WE ARE A MAGAZINE ABOUT LAW AND JUSTICE | AND THE DIFFERENCE BETWEEN THE TWO
January 19 2025
WE ARE A MAGAZINE ABOUT LAW AND JUSTICE | AND THE DIFFERENCE BETWEEN THE TWO

Home Office has ‘utterly failed’ on immigration detention, say MPs

Home Office has ‘utterly failed’ on immigration detention, say MPs

Covert footage filmed inside Brook House, near Gatwick Airport (BBC)

The Home Office has shown a ‘cavalier’ attitude to the deprivation of human liberty and the protection of people’s basic rights, says new report.
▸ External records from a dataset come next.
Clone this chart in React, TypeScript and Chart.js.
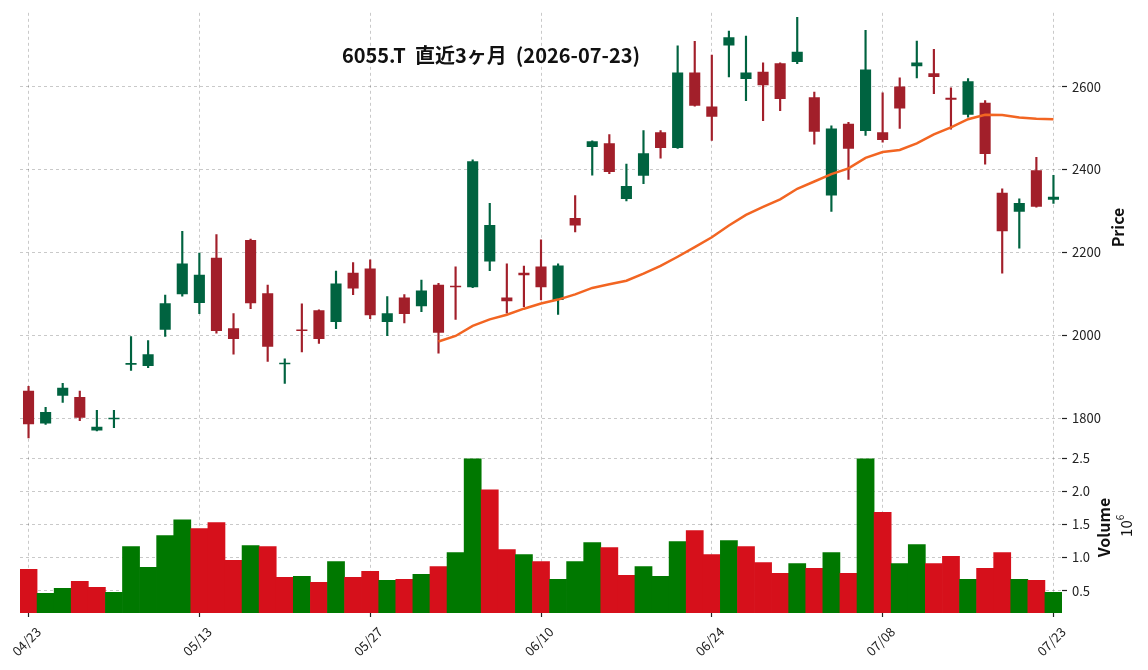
import React, { useEffect, useRef } from 'react';
import { Chart, registerables } from 'chart.js';

Chart.register(...registerables);

const TITLE = '6055.T  直近3ヶ月  (2026-07-23)';

const dates = ['04/23','04/24','04/27','04/28','04/30','05/01','05/07','05/08','05/11','05/12','05/13','05/14','05/15','05/18','05/19','05/20','05/21','05/22','05/25','05/26','05/27','05/28','05/29','06/01','06/02','06/03','06/04','06/05','06/08','06/09','06/10','06/11','06/12','06/15','06/16','06/17','06/18','06/19','06/22','06/23','06/24','06/25','06/26','06/29','06/30','07/01','07/02','07/03','07/06','07/07','07/08','07/09','07/10','07/13','07/14','07/15','07/16','07/17','07/21','07/22','07/23'];

const opens = [1866,1787,1854,1851,1770,1797,1929,1926,2013,2099,2078,2187,2017,2230,2101,1930,2014,2060,2032,2151,2161,2032,2091,2070,2122,2118,2116,2178,2091,2151,2166,2085,2283,2454,2463,2329,2385,2490,2452,2634,2552,2699,2618,2636,2656,2659,2574,2337,2510,2493,2490,2600,2649,2632,2573,2532,2561,2344,2298,2398,2327];
const highs = [1877,1826,1884,1865,1819,1819,1997,1987,2097,2251,2198,2243,2052,2232,2121,1943,2076,2061,2155,2175,2182,2093,2098,2133,2125,2165,2423,2318,2172,2167,2230,2172,2337,2469,2484,2413,2494,2494,2698,2709,2676,2734,2722,2657,2657,2767,2587,2505,2514,2736,2585,2621,2710,2690,2597,2619,2566,2353,2329,2429,2386];
const lows = [1752,1785,1838,1794,1769,1777,1915,1922,1997,2094,2052,2005,1954,2064,1937,1884,1960,1980,2016,2098,2040,1999,2030,2057,1957,2038,2115,2156,2053,2069,2085,2050,2249,2386,2390,2324,2366,2427,2451,2553,2470,2623,2566,2518,2542,2655,2461,2299,2376,2482,2466,2499,2621,2583,2497,2526,2413,2150,2210,2309,2318];
const closes = [1785,1815,1873,1801,1779,1801,1933,1954,2077,2173,2146,2010,1991,2077,1972,1933,2010,1991,2125,2113,2048,2053,2051,2108,2006,2116,2420,2266,2082,2145,2116,2168,2265,2468,2394,2360,2439,2452,2634,2554,2527,2719,2634,2603,2570,2684,2491,2499,2450,2641,2471,2547,2658,2623,2568,2613,2437,2251,2319,2310,2334];
// volume in millions (x 10^6)
const volumes = [0.82,0.46,0.535,0.64,0.55,0.475,1.166,0.85,1.33,1.57,1.437,1.527,0.956,1.18,1.166,0.70,0.715,0.625,0.94,0.70,0.79,0.655,0.67,0.745,0.865,1.076,2.49,2.02,1.12,1.046,0.94,0.67,0.94,1.226,1.15,0.73,0.865,0.715,1.24,1.405,1.046,1.256,1.166,0.925,0.76,0.91,0.835,1.076,0.76,2.49,1.68,0.91,1.196,0.91,1.016,0.67,0.835,1.076,0.67,0.655,0.475];

const priceTicks = [1800, 2000, 2200, 2400, 2600];
const volumeTicks = [0.5, 1.0, 1.5, 2.0, 2.5];
const MA_PERIOD = 25;

const UP = '#006340';
const DOWN = '#a21f2a';
const VOL_UP = '#007800';
const VOL_DOWN = '#d6101b';
const MA_COLOR = '#f26522';
const GRID = 'rgba(0,0,0,0.3)';
const FONT = '"Noto Sans CJK JP", "Noto Sans", sans-serif';

function movingAverage(values: number[], period: number): (number | null)[] {
  return values.map((_, i) => {
    if (i < period - 1) return null;
    let s = 0;
    for (let k = i - period + 1; k <= i; k++) s += values[k];
    return s / period;
  });
}

const labelsPlugin = {
  id: 'customTexts',
  afterDraw(chart: any) {
    const ctx = chart.ctx;
    const ys = chart.scales.y;
    const yv = chart.scales.yv;
    const right = chart.chartArea.right;
    ctx.save();
    ctx.fillStyle = '#111';
    ctx.textAlign = 'center';
    ctx.textBaseline = 'middle';
    ctx.font = `bold 20px ${FONT}`;
    ctx.fillText(TITLE, 491, 55);

    ctx.save();
    ctx.translate(right + 56, (ys.top + ys.bottom) / 2);
    ctx.rotate(-Math.PI / 2);
    ctx.font = `bold 16px ${FONT}`;
    ctx.fillText('Price', 0, 0);
    ctx.restore();

    ctx.save();
    ctx.translate(right + 42, (yv.top + yv.bottom) / 2);
    ctx.rotate(-Math.PI / 2);
    ctx.font = `bold 16px ${FONT}`;
    ctx.fillText('Volume', 0, 0);
    ctx.restore();

    ctx.save();
    ctx.translate(right + 64, (yv.top + yv.bottom) / 2 - 3);
    ctx.rotate(-Math.PI / 2);
    ctx.font = `15px ${FONT}`;
    ctx.textAlign = 'left';
    const w = ctx.measureText('10').width;
    ctx.fillText('10', -w / 2 - 4, 0);
    ctx.font = `10px ${FONT}`;
    ctx.fillText('6', w / 2 - 4, -6);
    ctx.restore();

    ctx.restore();
  },
};

const gridOpts = (tickLength: number) => ({
  color: GRID,
  lineWidth: 0.7,
  drawTicks: true,
  tickLength,
  tickColor: '#222',
  tickWidth: 1.2,
  tickBorderDash: [],
});

export default function App() {
  const ref = useRef<HTMLCanvasElement | null>(null);

  useEffect(() => {
    if (!ref.current) return;
    const ma = movingAverage(closes, MA_PERIOD);
    const candleColors = closes.map((c, i) => (c >= opens[i] ? UP : DOWN));
    const volColors = closes.map((c, i) => {
      const up = i === 0 ? c >= opens[i] : c >= closes[i - 1];
      return up ? VOL_UP : VOL_DOWN;
    });

    const chart = new Chart(ref.current, {
      type: 'bar',
      data: {
        labels: dates,
        datasets: [
          {
            type: 'line',
            label: 'MA25',
            data: ma,
            yAxisID: 'y',
            borderColor: MA_COLOR,
            borderWidth: 2.5,
            pointRadius: 0,
            tension: 0,
            spanGaps: false,
            order: 0,
          } as any,
          {
            label: 'body',
            data: opens.map((o, i) => [o, closes[i]]),
            yAxisID: 'y',
            backgroundColor: candleColors,
            borderWidth: 0,
            barPercentage: 0.65,
            categoryPercentage: 1,
            grouped: false,
            minBarLength: 1.5,
            order: 1,
          },
          {
            label: 'wick',
            data: lows.map((l, i) => [l, highs[i]]),
            yAxisID: 'y',
            backgroundColor: candleColors,
            borderWidth: 0,
            barThickness: 1.5,
            grouped: false,
            order: 2,
          },
          {
            label: 'volume',
            data: volumes,
            yAxisID: 'yv',
            backgroundColor: volColors,
            borderWidth: 0,
            barPercentage: 1,
            categoryPercentage: 1,
            grouped: false,
            order: 3,
          },
        ],
      },
      options: {
        responsive: false,
        animation: false,
        devicePixelRatio: 1,
        layout: { padding: { left: 20, top: 10, right: 0, bottom: 0 } },
        plugins: {
          legend: { display: false },
          tooltip: { enabled: false },
          title: { display: false },
        },
        scales: {
          x: {
            type: 'category',
            offset: true,
            border: { display: false, dash: [3, 3] },
            grid: { ...gridOpts(4), offset: false } as any,
            ticks: {
              autoSkip: false,
              maxRotation: 45,
              minRotation: 45,
              color: '#222',
              font: { family: FONT, size: 13 },
              padding: 7,
              labelOffset: 10,
            },
            afterBuildTicks: (scale: any) => {
              scale.ticks = scale.ticks.filter((t: any) => t.value % 10 === 0);
            },
            afterFit: (scale: any) => {
              scale.height = 57;
              scale.paddingLeft = 0;
              scale.paddingRight = 0;
            },
          },
          y: {
            type: 'linear',
            position: 'right',
            stack: 'panels',
            stackWeight: 431,
            min: 1742,
            max: 2778,
            border: { display: false, dash: [3, 3] },
            grid: gridOpts(5) as any,
            ticks: {
              color: '#222',
              font: { family: FONT, size: 13 },
              padding: 5,
              callback: (v: any) => String(v),
            },
            afterBuildTicks: (scale: any) => {
              scale.ticks = priceTicks.map((v) => ({ value: v }));
            },
            afterFit: (scale: any) => {
              scale.width = 86;
            },
          },
          yv: {
            type: 'linear',
            position: 'right',
            stack: 'panels',
            stackWeight: 171.5,
            min: 0.163,
            max: 2.74,
            border: { display: false, dash: [3, 3] },
            grid: gridOpts(5) as any,
            ticks: {
              color: '#222',
              font: { family: FONT, size: 13 },
              padding: 5,
              callback: (v: any) => Number(v).toFixed(1),
            },
            afterBuildTicks: (scale: any) => {
              scale.ticks = volumeTicks.map((v) => ({ value: v }));
            },
            afterFit: (scale: any) => {
              scale.width = 86;
            },
          },
        },
      } as any,
      plugins: [labelsPlugin],
    });
    return () => chart.destroy();
  }, []);

  return (
    <div style={{ position: 'absolute', left: 0, top: 0, width: 1148, height: 670, background: '#fff' }}>
      <canvas ref={ref} width={1148} height={670} style={{ display: 'block' }} />
    </div>
  );
}
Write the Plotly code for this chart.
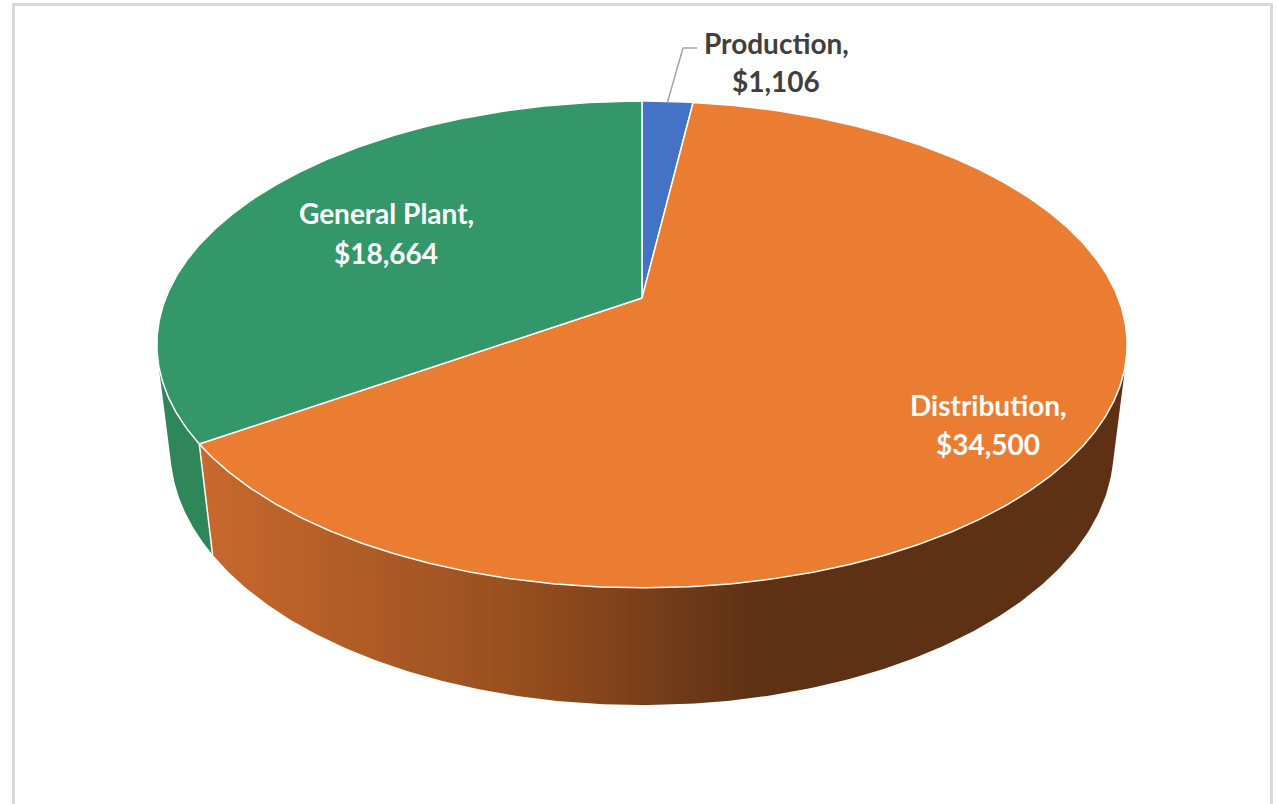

The Home Affairs Select Committee has found that the department has ‘utterly failed in its responsibilities to oversee and monitor the safe and humane detention of individuals in the UK’, and called for it to do ‘much more’ to ensure that the power to detain is only used as a ‘last resort’.

As a result of the Home Office’s failings, which include ‘often’ not following the policy and guidance governing its detention powers, people are being wrongfully detained, held in immigration detention when they are vulnerable and detained for too long, with some people being held for more than three years, the inquiry found.

The inquiry was prompted by a BBC Panorama documentary exposing the physical and verbal abuse of detainees by some staff at Brook House Immigration Removal Centre in 2017, and by ‘persistent’ reports of the ‘inappropriate’ use of immigration detention and its ‘damaging’ effect on the mental health and wellbeing of detainees.

The report raises serious concerns about recent reports of an increase in ‘self-inflicted deaths’ taking place in or shortly after detention. As reported by HM Chief Inspector of Prisons, one detainee who was a wheelchair user was held for 15 months despite an attempt to set himself on fire.

Yvette Cooper, the chair of the committee, said: ‘Making the wrong decision on detention can have a devastating impact on people’s lives – as we saw from the Windrush scandal, but also from many other cases we have seen. The lack of any time limit and of proper judicial safeguards has allowed the Home Office to drift and delay, leaving people stuck in detention for months who really shouldn’t be there at all.’

Campaigners have been calling for an end to indefinite detention in the UK for some time and the report, amongst a series of other robust recommendations for reform, urges the Government to implement a maximum 28-day time limit with immediate effect.

Indefinite detention ‘traumatises’ detainees and also means that there is ‘no pressure’ on the Home Office to make swift decisions on individuals’ cases’, the report says. In fact, the inquiry found that it is Home Office caseworking inefficiencies that are ‘unnecessarily’ prolonging individuals’ detention.

The inquiry also found that the use of detention as a means to enforce removal is ‘clearly’ prioritised above respect, dignity and the protection of vulnerable individuals. Vulnerable people, including victims of torture, are not being afforded the necessary protection to prevent them from unlawful detention and harm because of problems with the Home Office’s Adults at Risk policy, which was introduced in 2016 to protect vulnerable people but is ‘clearly’ failing to do so. The report recommends reverting to the previous policy of a presumption not to detain vulnerable individuals except in very exceptional circumstances.

The ‘serious’ lack of judicial oversight of Home Office decisions to detain ‘has to change’, the report said, with initial detention decisions being reviewed by a judge within 72 hours, and, rather than decisions to detain being through a paper-based exercise, caseworkers involved in the decision to detain an individual in all cases should be required to meet that individual ‘at least once’ prior to making a decision.

A Home Office spokesperson said: ‘Detention is an important part of our immigration system – but it must be fair, humane and used only when absolutely necessary. We are committed to going further and faster with reforms to immigration detention and a comprehensive cross-government programme of work is in hand to deliver on that commitment.’